The poet's story is the biography of 20th-century Russia. Akhmatova's first husband was arrested on a flimsy counter-revolutionary charge and shot in 1921. At the height of her fame, she fell prey to the cultural commissars. By her mid-thirties, she was denounced as an aristocratic "relic". Stalin's terror brought imprisonment for her son Lev. Starving, tubercular, frantic with worry, Akhmatova stayed put and, somehow, continued to write.

Her early genius for emotional truth-telling gave force to her later witness. Akhmatova was a pioneer of female poetics, as important as Virginia Woolf or Jean Rhys in fiction. She dramatised autobiography into lyric, at a time when there was no fashionable cloak of the "persona".

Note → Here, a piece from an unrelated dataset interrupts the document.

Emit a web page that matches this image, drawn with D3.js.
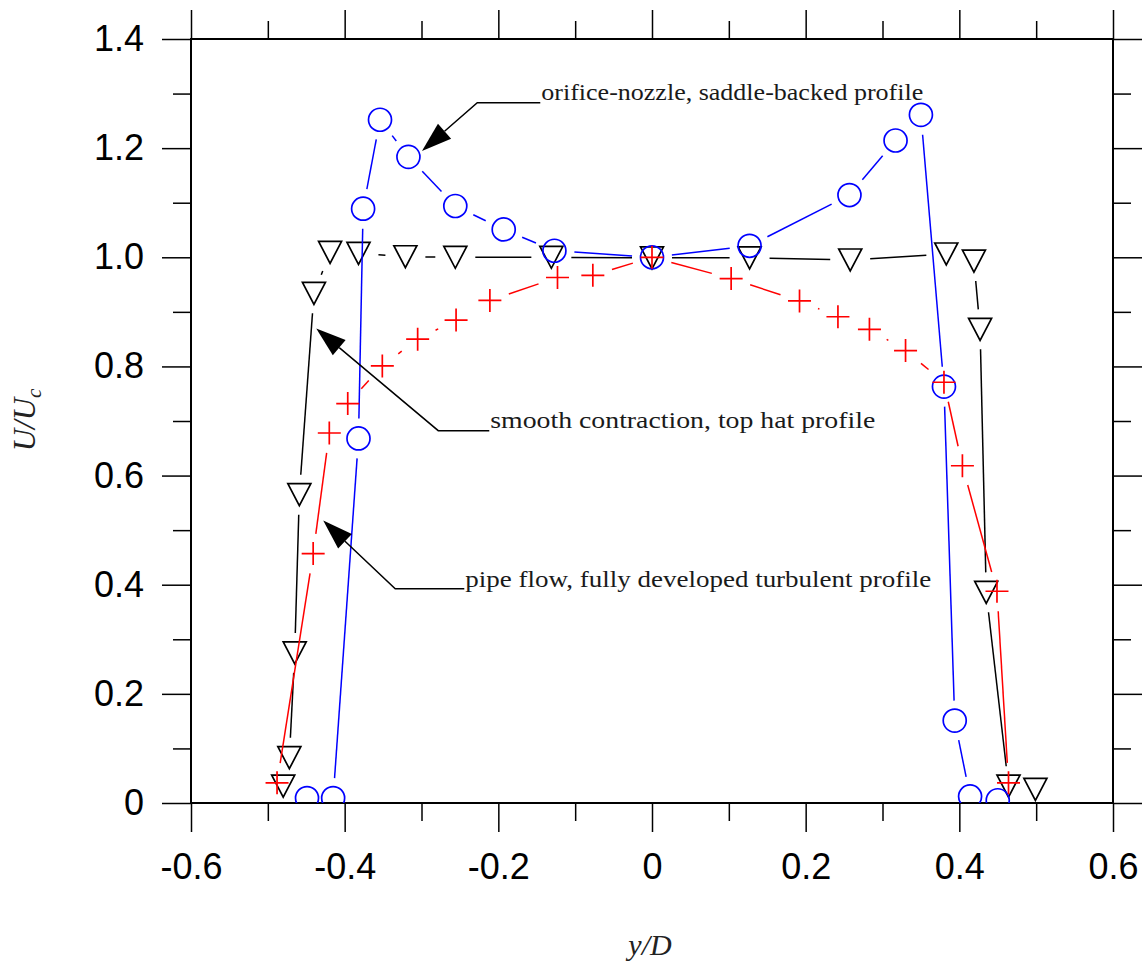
<!DOCTYPE html>
<html><head><meta charset="utf-8">
<script src="https://cdn.jsdelivr.net/npm/d3@7"></script>
<style>body{margin:0;background:#fff}</style>
</head><body>
<svg id="c" width="1146" height="962"></svg>
<script>
// ---- data ----
const orificeX = [-0.449,-0.415,-0.382,-0.376,-0.354,-0.317,-0.256,-0.193,-0.127,0.0,0.127,0.257,0.317,0.350,0.380,0.394,0.414,0.450];
const orificeU = [0.009,0.009,0.668,1.089,1.252,1.184,1.094,1.051,1.012,1.0,1.021,1.114,1.214,1.261,0.763,0.151,0.012,0.005];
const contractionX = [-0.480,-0.472,-0.465,-0.459,-0.440,-0.419,-0.382,-0.321,-0.256,-0.131,0.0,0.127,0.258,0.383,0.419,0.427,0.435,0.464,0.499];
const contractionU = [0.031,0.083,0.275,0.565,0.934,1.009,1.007,1.001,1.0,1.0,0.999,0.999,0.995,1.006,0.993,0.868,0.386,0.031,0.025];
const pipeX = [-0.488,-0.441,-0.420,-0.396,-0.351,-0.305,-0.255,-0.211,-0.123,-0.077,0.0,0.103,0.192,0.242,0.283,0.330,0.380,0.404,0.449,0.464];
const pipeU = [0.037,0.457,0.678,0.732,0.801,0.850,0.885,0.921,0.963,0.967,1.0,0.961,0.920,0.891,0.868,0.829,0.771,0.618,0.388,0.037];
const xTicks = [-0.6,-0.4,-0.2,0,0.2,0.4,0.6];
const xTickLabels = ["-0.6","-0.4","-0.2","0","0.2","0.4","0.6"];
const xMinor = [-0.5,-0.3,-0.1,0.1,0.3,0.5];
const yTicks = [0,0.2,0.4,0.6,0.8,1.0,1.2,1.4];
const yTickLabels = ["0","0.2","0.4","0.6","0.8","1.0","1.2","1.4"];
const yMinor = [0.1,0.3,0.5,0.7,0.9,1.1,1.3];
const annText = ["orifice-nozzle, saddle-backed profile","smooth contraction, top hat profile","pipe flow, fully developed turbulent profile"];
const annTip = [[-0.2994,1.1947],[-0.437,0.8697],[-0.4279,0.5176]];
const annElbow = [[-0.2274,1.2833],[-0.2782,0.6823],[-0.3342,0.3926]];
const annTextPos = [[-0.1441,1.2876],[-0.2105,0.6867],[-0.243,0.3957]];
const annTextLen = [382,385,466];

// ---- layout ----
const L=191, R=1113, T=39, B=803;
const svg = d3.select("#c");
const x = d3.scaleLinear().domain([-0.6,0.6]).range([L,R]);
const y = d3.scaleLinear().domain([0,1.4]).range([B,T]);

svg.append("defs").append("clipPath").attr("id","clip")
  .append("rect").attr("x",L).attr("y",T).attr("width",R-L).attr("height",B-T);

function styleAxis(g){ g.select(".domain").remove(); g.selectAll("line").attr("stroke","#000").attr("stroke-width",1.5); }
const fmtX = d => xTickLabels[xTicks.indexOf(d)];
const fmtY = d => yTickLabels[yTicks.indexOf(d)];

// bottom
svg.append("g").attr("transform",`translate(0,${B})`)
  .call(d3.axisBottom(x).tickValues(xTicks).tickSize(29).tickSizeOuter(0).tickPadding(21).tickFormat(fmtX))
  .call(styleAxis);
svg.append("g").attr("transform",`translate(0,${B})`)
  .call(d3.axisBottom(x).tickValues(xMinor).tickSize(18).tickSizeOuter(0).tickFormat(""))
  .call(styleAxis);
// top
svg.append("g").attr("transform",`translate(0,${T})`)
  .call(d3.axisTop(x).tickValues(xTicks).tickSize(29).tickSizeOuter(0).tickFormat(""))
  .call(styleAxis);
svg.append("g").attr("transform",`translate(0,${T})`)
  .call(d3.axisTop(x).tickValues(xMinor).tickSize(18).tickSizeOuter(0).tickFormat(""))
  .call(styleAxis);
// left
svg.append("g").attr("transform",`translate(${L},0)`)
  .call(d3.axisLeft(y).tickValues(yTicks).tickSize(29).tickSizeOuter(0).tickPadding(18).tickFormat(fmtY))
  .call(styleAxis);
svg.append("g").attr("transform",`translate(${L},0)`)
  .call(d3.axisLeft(y).tickValues(yMinor).tickSize(18).tickSizeOuter(0).tickFormat(""))
  .call(styleAxis);
// right
svg.append("g").attr("transform",`translate(${R},0)`)
  .call(d3.axisRight(y).tickValues(yTicks).tickSize(29).tickSizeOuter(0).tickFormat(""))
  .call(styleAxis);
svg.append("g").attr("transform",`translate(${R},0)`)
  .call(d3.axisRight(y).tickValues(yMinor).tickSize(18).tickSizeOuter(0).tickFormat(""))
  .call(styleAxis);

svg.selectAll(".tick text").attr("font-family","'Liberation Sans',Arial,sans-serif").attr("font-size",36).attr("fill","#000");

svg.append("rect").attr("x",L).attr("y",T).attr("width",R-L).attr("height",B-T)
  .attr("fill","none").attr("stroke","#000").attr("stroke-width",2);

// ---- series ----
const GAP = 20;
function drawSeries(xs, us, color, marker){
  const g = svg.append("g").attr("clip-path","url(#clip)");
  const pts = xs.map((v,i)=>[x(v), y(us[i])]);
  for(let i=0;i<pts.length-1;i++){
    const [x0,y0]=pts[i],[x1,y1]=pts[i+1];
    const d=Math.hypot(x1-x0,y1-y0);
    if(d<=2*GAP) continue;
    const ux=(x1-x0)/d, uy=(y1-y0)/d;
    g.append("line").attr("x1",x0+ux*GAP).attr("y1",y0+uy*GAP).attr("x2",x1-ux*GAP).attr("y2",y1-uy*GAP)
      .attr("stroke",color).attr("stroke-width",1.5);
  }
  pts.forEach(([px,py])=>{
    if(marker==="circle"){
      g.append("circle").attr("cx",px).attr("cy",py).attr("r",11.5).attr("fill","none").attr("stroke",color).attr("stroke-width",1.7);
    } else if(marker==="tri"){
      const w=11.5,h=11;
      g.append("path").attr("d",`M${px-w},${py-h}L${px+w},${py-h}L${px},${py+h}Z`).attr("fill","none").attr("stroke",color).attr("stroke-width",1.7);
    } else {
      const a=11.5;
      g.append("path").attr("d",`M${px-a},${py}L${px+a},${py}M${px},${py-a}L${px},${py+a}`).attr("stroke",color).attr("stroke-width",1.7);
    }
  });
}
drawSeries(contractionX, contractionU, "#000", "tri");
drawSeries(orificeX, orificeU, "#0000ff", "circle");
drawSeries(pipeX, pipeU, "#ff0000", "cross");

// ---- annotations ----
annText.forEach((t,i)=>{
  const tip=[x(annTip[i][0]), y(annTip[i][1])];
  const el=[x(annElbow[i][0]), y(annElbow[i][1])];
  const tp=[x(annTextPos[i][0]), y(annTextPos[i][1])];
  const dx=tip[0]-el[0], dy=tip[1]-el[1], d=Math.hypot(dx,dy), ux=dx/d, uy=dy/d;
  const hl=30, hw=10;
  const bx=tip[0]-ux*hl, by=tip[1]-uy*hl;
  svg.append("path").attr("d",`M${tp[0]-1},${el[1]}L${el[0]},${el[1]}L${bx},${by}`)
    .attr("fill","none").attr("stroke","#000").attr("stroke-width",1.5);
  svg.append("path").attr("d",`M${tip[0]},${tip[1]}L${bx-uy*hw},${by+ux*hw}L${bx+uy*hw},${by-ux*hw}Z`).attr("fill","#000");
  svg.append("text").attr("x",tp[0]).attr("y",tp[1]).text(t)
    .attr("font-family","'Liberation Serif','Times New Roman',serif").attr("font-size",24)
    .attr("textLength",annTextLen[i]).attr("lengthAdjust","spacingAndGlyphs").attr("fill","#1a1a1a");
});

// ---- axis titles ----
const yl = svg.append("text").attr("transform","translate(35,420) rotate(-90)").attr("text-anchor","middle")
  .attr("font-family","'Liberation Serif','Times New Roman',serif").attr("font-style","italic").attr("font-size",31).attr("fill","#222");
yl.append("tspan").text("U/U");
yl.append("tspan").attr("font-size",21).attr("dy",6).text("c");
svg.append("text").attr("x",650).attr("y",955).attr("text-anchor","middle")
  .attr("font-family","'Liberation Serif','Times New Roman',serif").attr("font-style","italic").attr("font-size",30).attr("fill","#222")
  .text("y/D");
</script>
</body></html>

Like the five previous biographies, this one targets the general reader. Feinstein moves at a lick, and commits a few factual errors. Akhmatova's literary quality, like Pushkin's, is hard to convey in English. Feinstein provides workmanlike translations, and explains Akhmatova's aesthetic in simple but effective terms. She is also good on Akhmatova's quarrels.

But this strong ego looks outward as well as inward. Friends are fed in their hunger, nursed in their sickness. From her mid-career travails to rehabilitation in the 1950s and dignified death in 1966, Akhmatova emerges as, in the best sense, an aristocrat.